Councils in the north and north-east have promised to support students who wish to continue wearing a mask for safety reasons.

But it will be up to the students themselves to adjust to the return to normal.

Numerous times recently, I’ve looked at the people I’ve been friends with for years and seen them as unrecognisable.”

Stromness Academy S6 Harvey Walker

Masks in schools as a way of blending in

Schools across Scotland had their first maskless day of classes on Monday. Students still have to wear masks in hallways and common areas, but they can ditch them in class.

But not everyone is equally thrilled to see mask rules change.

Just like when they were introduced, removing masks brings its own questions. And it will put young people through another period of adjustment.

In addition to their safety benefits, masks became part of the social landscape in schools. They helped many students meet an underlying need to fit in, Harvey said.

“The need to fit in is even more apparent in teenagers who ‘just don’t want to stand out’ as much as possible. Masks help people blend in.

“Numerous times recently, I’ve looked at the people I’ve been friends with for years and seen them as unrecognisable.”

It’s all in the eyes… or is it?

But that ability to blend in didn’t come without pitfalls. Students might need to readjust to the idea of standing out because there are social advantages to unmasking.

Harvey said that he’s looking forward to connecting more with classmates and teachers.

A face mask left on a school desk.
Students can have their face masks off at school while in the classroom. Picture: Shutterstock.

“I’ve started to find it really difficult to read people’s emotions. You can’t tell if someone’s upset, confused, or angry.

“They say someone’s eyes can tell a story about how they’re feeling, poetic as that sounds.

“The reality is, it’s very hard to gauge someone’s emotions when your only reference point is from the eyes up.

“It would seem that insecurity is becoming a pandemic in itself, especially for teenagers. Masks have been some people’s shield against their insecurity.”

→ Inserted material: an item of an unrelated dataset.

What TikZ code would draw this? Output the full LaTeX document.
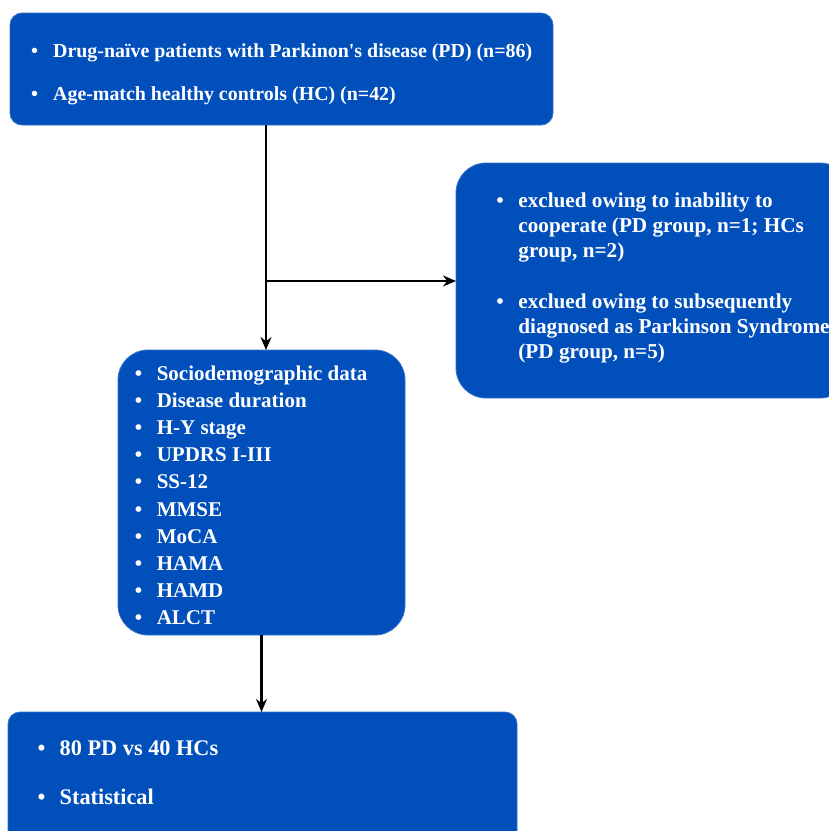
\documentclass[tikz,border=0pt]{standalone}
\usepackage{fontspec}
\setmainfont{Liberation Serif}
\usepackage{tikz}
\usepackage{xcolor}
\usetikzlibrary{arrows.meta}
\definecolor{kasten}{RGB}{0,79,187}
\tikzstyle{box} = [rectangle, draw=kasten!80!white, fill=kasten, line width=0.8pt, inner sep=0pt, outer sep=0pt]
\tikzstyle{txt} = [anchor=base west, inner sep=0pt, align=left, text=white]
\newcommand{\bul}{\makebox[22pt][l]{\textbullet}}
\newcommand{\weiter}{\hspace*{22pt}}

\begin{document}
\begin{tikzpicture}[x=1pt,y=-1pt,>={Stealth[length=13pt,width=11pt]},line width=2.2pt]
  \useasboundingbox (0,0) rectangle (829,831);
  % Kaesten
  \node[box, rounded corners=12pt, minimum width=543pt, minimum height=112pt] (Teilnehmer) at (281.5,69) {};
  \node[box, rounded corners=30pt, minimum width=394pt, minimum height=235pt] (Ausschluss) at (653,280.5) {};
  \node[box, rounded corners=30pt, minimum width=287pt, minimum height=285pt] (Messung) at (261.5,492.5) {};
  \node[box, rounded corners=12pt, minimum width=509pt, minimum height=138pt] (Analyse) at (262.5,781) {};

  % Texte (Anker = Grundlinie der letzten Zeile)
  \node[txt, font=\fontsize{19.9}{25}\selectfont\bfseries] (Teilnehmer_Text) at (30.1,100.7) {\bul Drug-naïve patients with Parkinon\textquotesingle s disease (PD) (n=86)\\[18.4pt]
    \bul Age-match healthy controls (HC) (n=42)};
  \node[txt, font=\fontsize{21.2}{25}\selectfont\bfseries] (Ausschluss_Text) at (495.3,358) {\bul exclued owing to inability to\\
    \weiter cooperate (PD group, n=1; HCs\\
    \weiter group, n=2)\\[26pt]
    \bul exclued owing to subsequently\\
    \weiter diagnosed as Parkinson Syndrome\\
    \weiter (PD group, n=5)};
  \node[txt, font=\fontsize{21}{27.2}\selectfont\bfseries] (Messung_Text) at (133.7,624.8) {\bul Sociodemographic data\\
    \bul Disease duration\\
    \bul H-Y stage\\
    \bul UPDRS I-III\\
    \bul SS-12\\
    \bul MMSE\\
    \bul MoCA\\
    \bul HAMA\\
    \bul HAMD\\
    \bul ALCT};
  \node[txt, font=\fontsize{22.3}{25}\selectfont\bfseries] (Analyse_Text) at (36.6,804) {\bul 80 PD vs 40 HCs\\[24pt]
    \bul Statistical};

  % Pfeile
  \coordinate (Abzweig) at (266,281);
  \draw[->] (Teilnehmer.south -| Abzweig) -- (Messung.north -| Abzweig);
  \draw[->] (Abzweig) -- (Ausschluss.west |- Abzweig);
  \draw[->] (Messung.south) -- (Analyse.north -| Messung.south);
\end{tikzpicture}
\end{document}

Are masks in schools gone for good?

And even as we lose the in-school mask mandate, Harvey wonders if we’ll ever see the end of them.

“The government will say it’s optional, but they seem to have become so ingrained into people’s everyday life that I believe some people will always continue to wear them.

“For myself, I don’t really mind if they stay or if they go. I’ve always worn mine, but in the end, I suppose I won’t be sad to see them leave – or having to remember I need to have one every day in my pocket.”

Caution is still the name of the game

Councils across the north and north-east also said they would support any student who wished to continue wearing a face covering.

Ahead of the changing rules, Education Secretary Shirley-Anne Somerville urged caution. She asked students and teachers to remain vigilant and follow the remaining guidelines to keep the virus under control.

In Harvey’s Orkney community, community cases and school absences have been on the rise recently. James Wylie, director of education, leisure and housing for the council, said that the islands are behind the mainland timeline when it comes to the spread of Covid-19.

Orkney education boss discusses the end of masks in schools
James Wylie urged students to be aware of all other safety precautions even as the mask mandate is lifted. Supplied by Orkney Islands Council

He asked students and parents to exercise caution as the mask mandate is lifted, and recognised that everyone will have a different reaction.

“Whilst this announcement is encouraging in terms of reducing barriers to communication in the classroom, for example, the move may be a source of anxiety for others.

“It is important that pupils and staff have the right to continue to wear face coverings if they wish to.”